**What the exercise asks**. Reproduce exactly, with no pictures, each line from the opening of the material down through the line containing "- margin.bottom, margin.top]);".

——

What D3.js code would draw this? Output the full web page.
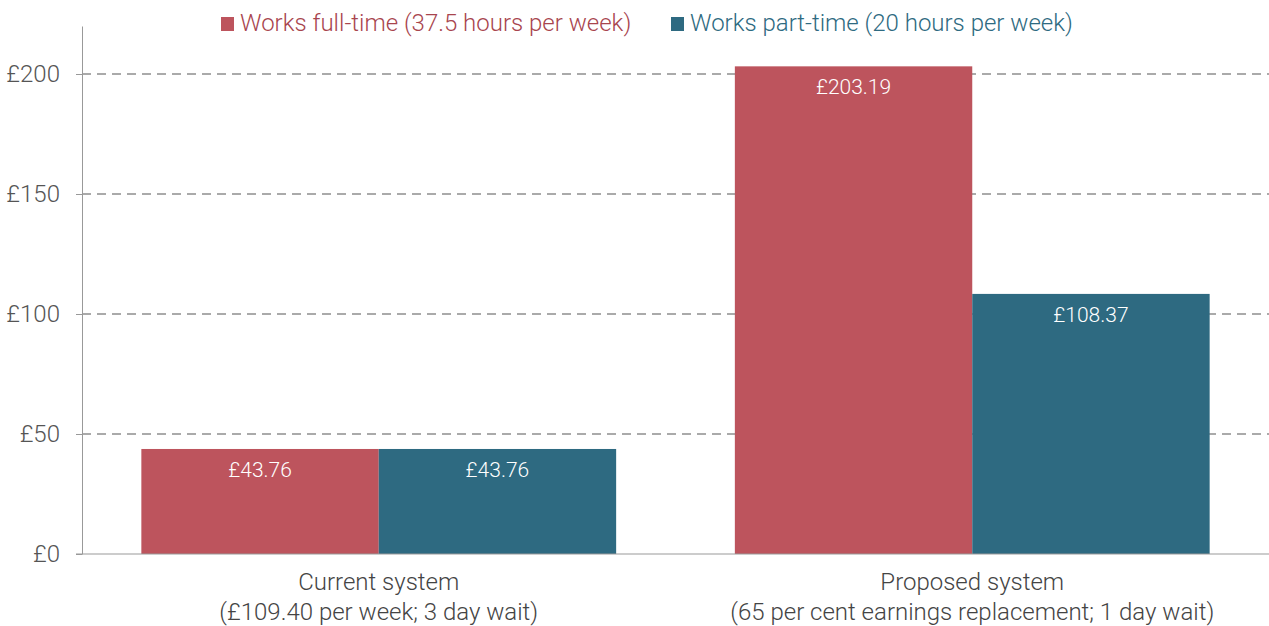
<!DOCTYPE html>
<html>
<head>
<meta charset="utf-8">
<script src="https://cdn.jsdelivr.net/npm/d3@7"></script>
<style>
  body { margin: 0; background: #fff; }
  text { font-family: Roboto, "Noto Sans", sans-serif; }
</style>
</head>
<body>
<div id="chart"></div>
<script>
// data
var categories = ['Current system', 'Proposed system'];
var category_sublabels = ['(£109.40 per week; 3 day wait)', '(65 per cent earnings replacement; 1 day wait)'];
var series_names = ['Works full-time (37.5 hours per week)', 'Works part-time (20 hours per week)'];
var full_time = [43.76, 203.19];
var part_time = [43.76, 108.37];
var y_ticks = [0, 50, 100, 150, 200];

const width = 1269, height = 626;
const margin = {left: 82, right: 0, top: 26, bottom: 72};
const colors = ['#bd545d', '#2e6a81'];
const text_colors = ['#a8454e', '#2e6a81'];

var svg = d3.select('#chart').append('svg')
  .attr('width', width)
  .attr('height', height);

var x = d3.scaleBand()
  .domain(categories)
  .range([margin.left, width - margin.right])
  .paddingInner(0.2)
  .paddingOuter(0.1);

var x_inner = d3.scaleBand()
  .domain([0, 1])
  .range([0, x.bandwidth()]);

var y = d3.scaleLinear()
  .domain([0, 220])
  .range([height - margin.bottom, margin.top]);

// gridlines
svg.append('g')
  .selectAll('line')
  .data(y_ticks.filter(d => d > 0))
  .enter().append('line')
  .attr('x1', margin.left)
  .attr('x2', width)
  .attr('y1', d => y(d))
  .attr('y2', d => y(d))
  .attr('stroke', '#aaaaaa')
  .attr('stroke-width', 2)
  .attr('stroke-dasharray', '9,6');

// y axis
var y_axis = svg.append('g')
  .attr('transform', `translate(${margin.left},0)`)
  .call(d3.axisLeft(y).tickValues(y_ticks).tickFormat(d => '£' + d).tickSize(6).tickSizeOuter(0));
y_axis.select('.domain').attr('stroke', '#999');
y_axis.selectAll('.tick line').attr('stroke', '#999');
y_axis.selectAll('.tick text')
  .attr('x', -22)
  .attr('fill', '#555')
  .style('font-size', '24px')
  .style('font-weight', 300);

// bars
var rows = categories.map((c, i) => ({cat: c, values: [full_time[i], part_time[i]]}));
var groups = svg.selectAll('.bar_group')
  .data(rows)
  .enter().append('g')
  .attr('class', 'bar_group')
  .attr('transform', d => `translate(${x(d.cat)},0)`);

groups.selectAll('rect')
  .data(d => d.values.map((v, j) => ({v: v, j: j})))
  .enter().append('rect')
  .attr('x', d => x_inner(d.j))
  .attr('width', x_inner.bandwidth())
  .attr('y', d => y(d.v))
  .attr('height', d => y(0) - y(d.v))
  .attr('fill', d => colors[d.j]);

groups.selectAll('.val')
  .data(d => d.values.map((v, j) => ({v: v, j: j})))
  .enter().append('text')
  .attr('class', 'val')
  .attr('x', d => x_inner(d.j) + x_inner.bandwidth() / 2)
  .attr('y', d => y(d.v) + 28)
  .attr('text-anchor', 'middle')
  .attr('fill', '#fff')
  .style('font-size', '21px')
  .style('font-weight', 300)
  .text(d => '£' + d.v.toFixed(2));

// baseline
svg.append('line')
  .attr('x1', margin.left - 6)
  .attr('x2', width)
  .attr('y1', y(0))
  .attr('y2', y(0))
  .attr('stroke', '#999')
  .attr('stroke-width', 1);

// category labels
var cat_labels = svg.append('g');
categories.forEach(function(c, i){
  var cx = x(c) + x.bandwidth() / 2;
  var t = cat_labels.append('text')
    .attr('text-anchor', 'middle')
    .attr('fill', '#444')
    .style('font-size', '24px')
    .style('font-weight', 300);
  t.append('tspan').attr('x', cx).attr('y', 590).text(c);
  t.append('tspan').attr('x', cx).attr('y', 620).text(category_sublabels[i]);
});

// legend
var legend_x = [221, 671];
series_names.forEach(function(s, i){
  svg.append('rect')
    .attr('x', legend_x[i])
    .attr('y', 17)
    .attr('width', 13)
    .attr('height', 14)
    .attr('fill', colors[i]);
  svg.append('text')
    .attr('x', legend_x[i] + 19)
    .attr('y', 31)
    .attr('fill', text_colors[i])
    .style('font-size', '24px')
    .style('font-weight', 300)
    .text(s);
});
</script>
</body>
</html>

——

**Expected answer**.
What D3.js code would draw this? Output the full web page.
<!DOCTYPE html>
<html>
<head>
<meta charset="utf-8">
<script src="https://cdn.jsdelivr.net/npm/d3@7"></script>
<style>
  body { margin: 0; background: #fff; }
  text { font-family: Roboto, "Noto Sans", sans-serif; }
</style>
</head>
<body>
<div id="chart"></div>
<script>
// data
var categories = ['Current system', 'Proposed system'];
var category_sublabels = ['(£109.40 per week; 3 day wait)', '(65 per cent earnings replacement; 1 day wait)'];
var series_names = ['Works full-time (37.5 hours per week)', 'Works part-time (20 hours per week)'];
var full_time = [43.76, 203.19];
var part_time = [43.76, 108.37];
var y_ticks = [0, 50, 100, 150, 200];

const width = 1269, height = 626;
const margin = {left: 82, right: 0, top: 26, bottom: 72};
const colors = ['#bd545d', '#2e6a81'];
const text_colors = ['#a8454e', '#2e6a81'];

var svg = d3.select('#chart').append('svg')
  .attr('width', width)
  .attr('height', height);

var x = d3.scaleBand()
  .domain(categories)
  .range([margin.left, width - margin.right])
  .paddingInner(0.2)
  .paddingOuter(0.1);

var x_inner = d3.scaleBand()
  .domain([0, 1])
  .range([0, x.bandwidth()]);

var y = d3.scaleLinear()
  .domain([0, 220])
  .range([height - margin.bottom, margin.top]);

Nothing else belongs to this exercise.